Task to complete → Copy exactly the lines from the start of the data below through the one that carries "are polymer solutions.", and only those.

Data provided →
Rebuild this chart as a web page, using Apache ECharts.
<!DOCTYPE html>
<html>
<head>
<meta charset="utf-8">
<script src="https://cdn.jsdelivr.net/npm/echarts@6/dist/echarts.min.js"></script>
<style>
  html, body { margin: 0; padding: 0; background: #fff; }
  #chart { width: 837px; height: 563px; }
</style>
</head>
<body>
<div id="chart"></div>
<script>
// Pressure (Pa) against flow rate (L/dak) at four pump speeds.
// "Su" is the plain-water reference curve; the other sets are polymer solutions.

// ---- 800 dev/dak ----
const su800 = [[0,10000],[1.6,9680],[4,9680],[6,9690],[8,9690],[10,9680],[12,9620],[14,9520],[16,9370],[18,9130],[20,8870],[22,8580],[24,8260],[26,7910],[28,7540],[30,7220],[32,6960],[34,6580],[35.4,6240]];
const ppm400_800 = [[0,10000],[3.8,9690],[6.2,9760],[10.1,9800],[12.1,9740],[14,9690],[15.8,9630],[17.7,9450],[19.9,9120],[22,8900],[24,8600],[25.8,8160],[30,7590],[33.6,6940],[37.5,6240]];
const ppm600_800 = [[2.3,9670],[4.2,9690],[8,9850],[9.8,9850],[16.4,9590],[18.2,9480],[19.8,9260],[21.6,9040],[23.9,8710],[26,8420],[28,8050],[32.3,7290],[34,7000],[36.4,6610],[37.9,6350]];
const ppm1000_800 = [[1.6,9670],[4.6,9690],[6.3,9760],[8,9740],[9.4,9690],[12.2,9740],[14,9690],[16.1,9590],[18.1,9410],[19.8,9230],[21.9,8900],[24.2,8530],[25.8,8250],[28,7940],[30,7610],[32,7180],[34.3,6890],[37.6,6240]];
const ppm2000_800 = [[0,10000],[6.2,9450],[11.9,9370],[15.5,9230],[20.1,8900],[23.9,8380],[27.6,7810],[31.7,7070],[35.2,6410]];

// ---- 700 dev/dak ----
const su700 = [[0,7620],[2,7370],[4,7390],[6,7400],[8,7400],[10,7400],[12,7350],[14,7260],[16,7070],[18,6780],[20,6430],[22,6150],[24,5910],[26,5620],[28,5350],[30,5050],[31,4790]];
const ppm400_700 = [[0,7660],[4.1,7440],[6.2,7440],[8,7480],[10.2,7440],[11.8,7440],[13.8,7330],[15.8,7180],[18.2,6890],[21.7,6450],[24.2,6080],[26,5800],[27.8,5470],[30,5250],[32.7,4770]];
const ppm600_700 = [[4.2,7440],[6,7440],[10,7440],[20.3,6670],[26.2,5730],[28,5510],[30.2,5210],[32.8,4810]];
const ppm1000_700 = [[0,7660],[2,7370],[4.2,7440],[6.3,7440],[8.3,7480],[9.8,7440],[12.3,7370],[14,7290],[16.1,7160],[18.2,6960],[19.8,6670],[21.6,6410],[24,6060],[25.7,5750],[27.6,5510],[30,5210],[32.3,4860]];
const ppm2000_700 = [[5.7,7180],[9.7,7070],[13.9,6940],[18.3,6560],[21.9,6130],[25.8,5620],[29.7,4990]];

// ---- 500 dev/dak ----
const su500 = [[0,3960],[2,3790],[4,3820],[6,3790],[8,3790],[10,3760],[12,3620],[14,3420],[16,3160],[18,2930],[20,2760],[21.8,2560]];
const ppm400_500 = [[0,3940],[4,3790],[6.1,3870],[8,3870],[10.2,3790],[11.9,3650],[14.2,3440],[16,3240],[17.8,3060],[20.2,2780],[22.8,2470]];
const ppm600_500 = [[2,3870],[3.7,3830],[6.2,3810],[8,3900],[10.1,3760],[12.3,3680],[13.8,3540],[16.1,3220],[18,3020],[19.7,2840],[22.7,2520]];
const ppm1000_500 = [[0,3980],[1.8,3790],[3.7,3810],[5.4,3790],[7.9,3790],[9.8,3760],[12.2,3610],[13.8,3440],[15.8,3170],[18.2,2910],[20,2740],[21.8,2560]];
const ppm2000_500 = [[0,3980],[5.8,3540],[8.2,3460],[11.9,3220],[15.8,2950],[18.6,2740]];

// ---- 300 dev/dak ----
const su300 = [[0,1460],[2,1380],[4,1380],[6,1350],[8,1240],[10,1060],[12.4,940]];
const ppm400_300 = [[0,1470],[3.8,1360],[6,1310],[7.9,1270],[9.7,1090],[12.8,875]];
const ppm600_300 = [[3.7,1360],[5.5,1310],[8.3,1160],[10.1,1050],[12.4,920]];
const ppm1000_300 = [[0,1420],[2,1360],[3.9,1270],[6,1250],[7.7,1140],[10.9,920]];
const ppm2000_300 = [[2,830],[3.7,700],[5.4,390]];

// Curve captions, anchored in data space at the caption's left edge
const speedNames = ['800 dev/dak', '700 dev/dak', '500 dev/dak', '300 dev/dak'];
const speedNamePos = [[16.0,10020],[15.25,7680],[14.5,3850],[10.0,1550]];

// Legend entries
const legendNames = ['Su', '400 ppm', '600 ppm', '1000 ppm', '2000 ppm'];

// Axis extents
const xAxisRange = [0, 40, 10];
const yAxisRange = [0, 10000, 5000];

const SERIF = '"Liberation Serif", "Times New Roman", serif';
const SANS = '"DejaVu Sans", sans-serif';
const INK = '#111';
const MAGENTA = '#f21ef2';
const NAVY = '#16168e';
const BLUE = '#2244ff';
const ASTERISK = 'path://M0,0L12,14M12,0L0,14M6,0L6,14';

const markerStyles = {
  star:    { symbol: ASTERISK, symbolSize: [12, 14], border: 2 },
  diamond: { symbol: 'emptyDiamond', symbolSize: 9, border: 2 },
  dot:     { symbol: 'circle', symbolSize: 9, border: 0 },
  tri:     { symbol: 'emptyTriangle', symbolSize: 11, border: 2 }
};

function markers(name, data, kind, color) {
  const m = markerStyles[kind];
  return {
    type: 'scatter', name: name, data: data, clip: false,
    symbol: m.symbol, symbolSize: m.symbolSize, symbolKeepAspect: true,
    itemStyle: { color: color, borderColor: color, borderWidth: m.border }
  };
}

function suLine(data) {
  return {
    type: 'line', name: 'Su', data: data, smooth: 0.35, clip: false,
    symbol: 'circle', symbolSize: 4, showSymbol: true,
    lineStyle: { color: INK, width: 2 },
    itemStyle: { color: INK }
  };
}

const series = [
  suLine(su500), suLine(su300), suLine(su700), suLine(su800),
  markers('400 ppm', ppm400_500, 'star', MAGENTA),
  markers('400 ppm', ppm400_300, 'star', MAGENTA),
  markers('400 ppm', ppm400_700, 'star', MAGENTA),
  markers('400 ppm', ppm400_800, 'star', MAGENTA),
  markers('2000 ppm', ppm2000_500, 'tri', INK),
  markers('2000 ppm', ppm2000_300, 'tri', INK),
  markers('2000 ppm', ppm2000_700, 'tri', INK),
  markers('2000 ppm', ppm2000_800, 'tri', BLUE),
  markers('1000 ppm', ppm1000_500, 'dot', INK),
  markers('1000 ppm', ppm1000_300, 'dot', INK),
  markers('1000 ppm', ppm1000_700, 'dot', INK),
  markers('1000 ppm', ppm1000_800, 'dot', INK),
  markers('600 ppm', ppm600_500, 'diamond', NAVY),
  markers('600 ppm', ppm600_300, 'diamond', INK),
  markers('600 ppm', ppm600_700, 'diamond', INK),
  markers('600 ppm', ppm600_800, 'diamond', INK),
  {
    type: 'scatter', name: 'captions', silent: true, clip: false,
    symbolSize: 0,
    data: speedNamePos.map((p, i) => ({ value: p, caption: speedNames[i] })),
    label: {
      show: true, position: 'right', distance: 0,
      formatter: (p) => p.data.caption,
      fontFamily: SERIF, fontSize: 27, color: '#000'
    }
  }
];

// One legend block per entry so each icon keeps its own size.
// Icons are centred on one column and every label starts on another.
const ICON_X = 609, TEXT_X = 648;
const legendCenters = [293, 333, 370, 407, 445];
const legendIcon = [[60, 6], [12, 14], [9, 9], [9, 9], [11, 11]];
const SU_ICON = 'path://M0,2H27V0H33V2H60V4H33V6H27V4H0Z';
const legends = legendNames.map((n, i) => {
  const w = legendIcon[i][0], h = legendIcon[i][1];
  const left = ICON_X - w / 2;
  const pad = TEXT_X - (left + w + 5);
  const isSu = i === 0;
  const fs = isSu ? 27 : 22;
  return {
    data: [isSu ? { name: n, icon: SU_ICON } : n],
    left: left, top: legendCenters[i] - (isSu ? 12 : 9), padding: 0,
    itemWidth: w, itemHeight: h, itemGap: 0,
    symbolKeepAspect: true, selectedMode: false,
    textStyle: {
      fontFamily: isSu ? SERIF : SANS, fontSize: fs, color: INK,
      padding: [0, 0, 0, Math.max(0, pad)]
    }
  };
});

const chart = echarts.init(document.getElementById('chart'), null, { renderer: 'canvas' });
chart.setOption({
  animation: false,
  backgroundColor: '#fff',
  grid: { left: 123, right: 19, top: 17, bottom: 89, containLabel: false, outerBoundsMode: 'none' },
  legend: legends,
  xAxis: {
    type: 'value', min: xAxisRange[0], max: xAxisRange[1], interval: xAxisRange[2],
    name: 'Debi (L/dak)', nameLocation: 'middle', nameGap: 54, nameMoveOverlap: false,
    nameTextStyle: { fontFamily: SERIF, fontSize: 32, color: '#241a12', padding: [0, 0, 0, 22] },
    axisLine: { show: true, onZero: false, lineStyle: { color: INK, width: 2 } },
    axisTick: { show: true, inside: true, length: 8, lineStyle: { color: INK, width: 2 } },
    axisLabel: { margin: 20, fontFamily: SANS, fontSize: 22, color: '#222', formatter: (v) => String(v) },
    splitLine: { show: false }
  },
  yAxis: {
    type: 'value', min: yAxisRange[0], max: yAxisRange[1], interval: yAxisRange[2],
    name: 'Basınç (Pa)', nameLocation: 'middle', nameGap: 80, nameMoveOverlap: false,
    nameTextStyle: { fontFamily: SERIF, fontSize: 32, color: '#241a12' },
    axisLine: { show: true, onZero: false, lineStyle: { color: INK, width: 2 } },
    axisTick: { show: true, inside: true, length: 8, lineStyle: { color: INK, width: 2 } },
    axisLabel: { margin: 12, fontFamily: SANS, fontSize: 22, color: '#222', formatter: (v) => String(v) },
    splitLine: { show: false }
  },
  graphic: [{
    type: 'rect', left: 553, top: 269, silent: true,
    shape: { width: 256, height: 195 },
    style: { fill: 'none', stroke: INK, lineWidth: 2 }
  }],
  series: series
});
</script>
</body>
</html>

Answer for the task →
Rebuild this chart as a web page, using Apache ECharts.
<!DOCTYPE html>
<html>
<head>
<meta charset="utf-8">
<script src="https://cdn.jsdelivr.net/npm/echarts@6/dist/echarts.min.js"></script>
<style>
  html, body { margin: 0; padding: 0; background: #fff; }
  #chart { width: 837px; height: 563px; }
</style>
</head>
<body>
<div id="chart"></div>
<script>
// Pressure (Pa) against flow rate (L/dak) at four pump speeds.
// "Su" is the plain-water reference curve; the other sets are polymer solutions.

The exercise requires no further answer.